Pop Corner: Rihanna - Work


In times of short attention spans, Smartphone news and top 40 rotations being shorter than ever, its important pop artists produce the catchiest, most extravagant piece of art they can draw up from the most unlikely source. Rihanna's team achieved that with "Bitch Better Have My Money", but it's still a forgettable single, and one which listeners ultimately forget after a repetition of simple minded and one dimensional lyricism - which happens to be the key to Rihanna's downfall on a consistent basis.

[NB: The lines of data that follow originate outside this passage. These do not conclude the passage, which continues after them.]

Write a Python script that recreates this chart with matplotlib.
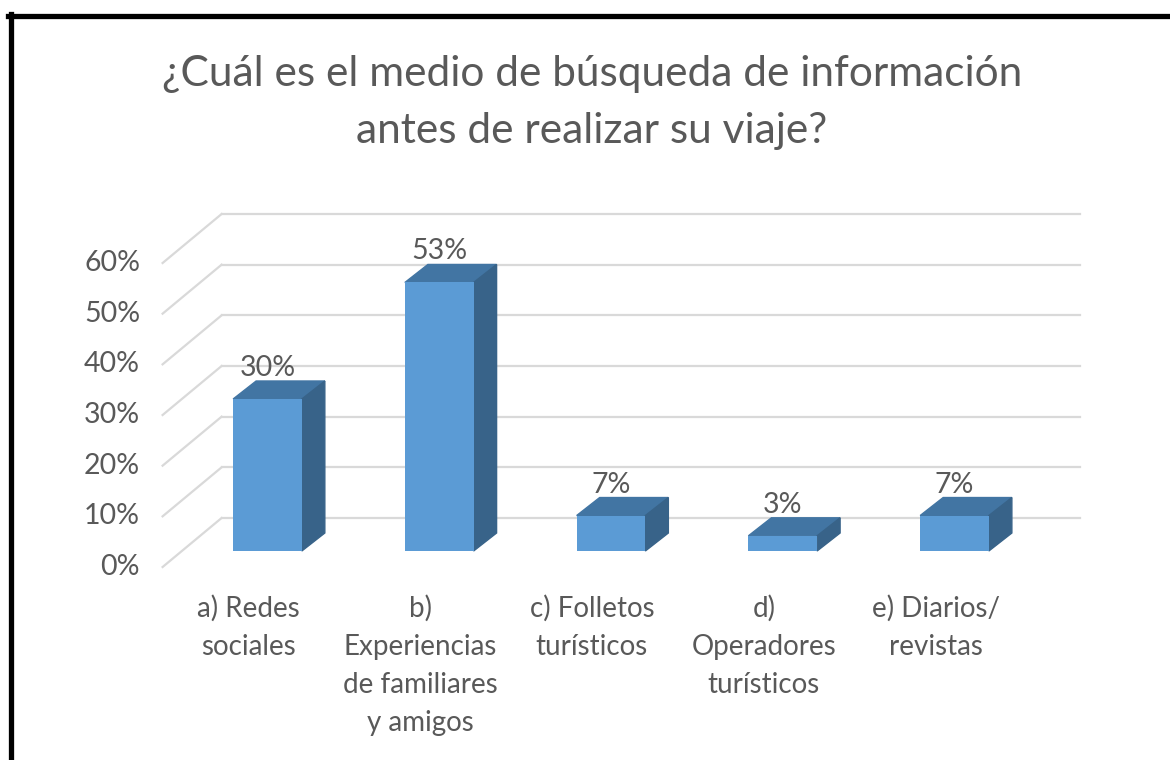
import matplotlib.pyplot as plt
from matplotlib.patches import Polygon
from matplotlib.lines import Line2D

plt.rcParams['font.family'] = ['Lato', 'DejaVu Sans']

# datos
categorias = ['a) Redes\nsociales',
              'b)\nExperiencias\nde familiares\ny amigos',
              'c) Folletos\nturísticos',
              'd)\nOperadores\nturísticos',
              'e) Diarios/\nrevistas']
valores = [0.30, 0.53, 0.07, 0.03, 0.07]
etiquetas = ['30%', '53%', '7%', '3%', '7%']
ticks = [0.0, 0.1, 0.2, 0.3, 0.4, 0.5, 0.6]
tick_labels = ['0%', '10%', '20%', '30%', '40%', '50%', '60%']
titulo = '¿Cuál es el medio de búsqueda de información\nantes de realizar su viaje?'

gris = '#595959'
frente = '#5B9BD5'
arriba = '#4275A3'
lado = '#386389'
rejilla = '#D9D9D9'

W, H = 1170, 760
fig = plt.figure(figsize=(W / 100, H / 100), dpi=100)

# plano frontal de las barras (px)
L, R, B, T = 181.6, 1040.4, 551, 247
ax = fig.add_axes([L / W, 1 - B / H, (R - L) / W, (B - T) / H])
ax.set_xlim(-0.5, 4.5)
ax.set_ylim(0, 0.6)
ax.axis('off')

sx = 5 / (R - L)      # datos por px
sy = 0.6 / (B - T)

# desplazamientos de profundidad (px)
bx, by = 40 * sx, 33 * sy      # pared del fondo
fx, fy = -19 * sx, -16 * sy    # borde frontal
dx, dy = 23 * sx, 18 * sy      # fondo de la barra

# rejilla: pared del fondo y pared lateral
for v in ticks:
    ax.plot([-0.5 + bx, 4.5 + bx], [v + by, v + by], color=rejilla, lw=1.6,
            clip_on=False, zorder=1)
    ax.plot([-0.5 + fx, -0.5 + bx], [v + fy, v + by], color=rejilla, lw=1.6,
            clip_on=False, zorder=1)

# barras 3D
w = 0.40
for i, v in enumerate(valores):
    ax.bar(i, v, w, color=frente, zorder=3, clip_on=False)
    top = [(i - w / 2, v), (i + w / 2, v), (i + w / 2 + dx, v + dy), (i - w / 2 + dx, v + dy)]
    side = [(i + w / 2, 0), (i + w / 2, v), (i + w / 2 + dx, v + dy), (i + w / 2 + dx, dy)]
    ax.add_patch(Polygon(top, closed=True, color=arriba, zorder=2, clip_on=False))
    ax.add_patch(Polygon(side, closed=True, color=lado, zorder=2, clip_on=False))
    ax.text(i, v + 23 * sy, etiquetas[i], ha='center', va='baseline',
            fontsize=20.5, color=gris, zorder=4)

# etiquetas eje y
for v, t in zip(ticks, tick_labels):
    ax.text(-0.5 + (140 - L) * sx, v + fy, t, ha='right', va='center',
            fontsize=20.5, color=gris, clip_on=False)

# etiquetas de categorias
for i, c in enumerate(categorias):
    ax.text(i + fx, -(595 - B) * sy, c, ha='center', va='top',
            multialignment='center', fontsize=20, color=gris,
            linespacing=1.57, clip_on=False)

fig.text(0.506, 1 - 55 / H, titulo, ha='center', va='top', fontsize=30.5,
         color=gris, linespacing=1.6)

# marco negro (arriba e izquierda)
fig.add_artist(Line2D([8 / W, 1], [1 - 16 / H, 1 - 16 / H], color='black',
                      lw=3.8, transform=fig.transFigure))
fig.add_artist(Line2D([10.5 / W, 10.5 / W], [0, 1 - 14 / H], color='black',
                      lw=3.8, transform=fig.transFigure))

fig.savefig('out.png', dpi=100, facecolor='white')
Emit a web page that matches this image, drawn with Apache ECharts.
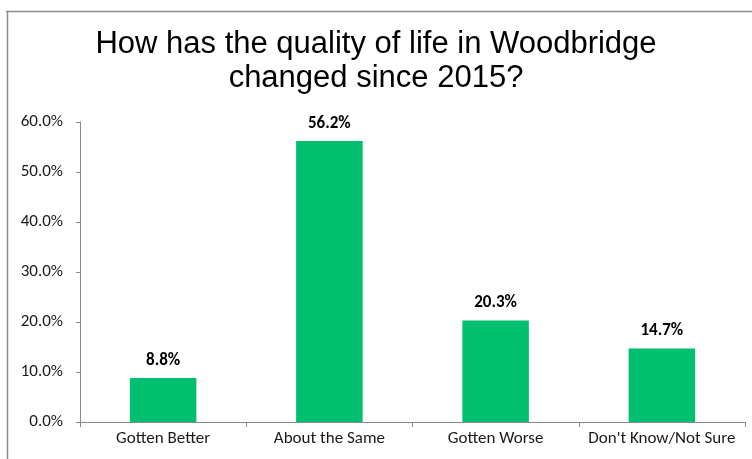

The big question leading up to Anti, and "Work" was which direction will Rihanna go? Will she progress further down this aggressive dominant figure, the polar opposite to her predecessors of bdsm humiliation and sexual gimmicks. Drake's sexual gimmicks are among the worst in popular music. But it's his work with Rihanna, specifically "What's My Name" which forms the early opinion as to why "Work" suffers. What world are we living in that "What's the square root of 69 is eight some," constitutes as a well-written lyric and "ooh na na, what's my name," is a catchy refrain. Extended vocal pronunciations are something of the present, you never heard Eazy E spending more than five seconds pronouncing one letter of the alphabet, and you sure as hell never heard Lauryn Hill making up expressions like 'ooh na na'", that's some N-Dubz level unintelligent for the purpose of being unintelligent nonsense talk.


Where "Work" falls flat, honestly it's all of it. The beat is special in the bad way, without the blatant electronic bass, it could be a Thom Yorke B-side just waiting to be time stretched to more ambience, but the mainstream electronics kill off any form of experimentation and uniqueness from the norm. Azealia Banks' production, though not lyrically or musically in the same region as Rihanna's here, it has character and develops an emotional attachment to the audience, be it the jungle house "1991", or the ice cold electro-pop "Feeling It", the beats and instrumentals supporting Banks are superior to anything on Anti. The inclusion of Drake's verse is there simply because of commercialism. There's actually no need for Drake on "Work", with Drake, the song becomes boring, but without Drake you have three minutes of complete randomness. Rihanna's lyrical repetition of the song title is quite frankly annoying, added to the auto-tuned exclamation of a non-world "mmmmmm," or something of similar ilk. Something different from Rihanna? Don't think so, "Work", just like Anti is a placebo unintentionally tricking audiences and critics in to believing this is a good enough lead single from two of the biggest names in pop music. It's the musical equivalent of taking a piece of paper, drawing one line and calling it art.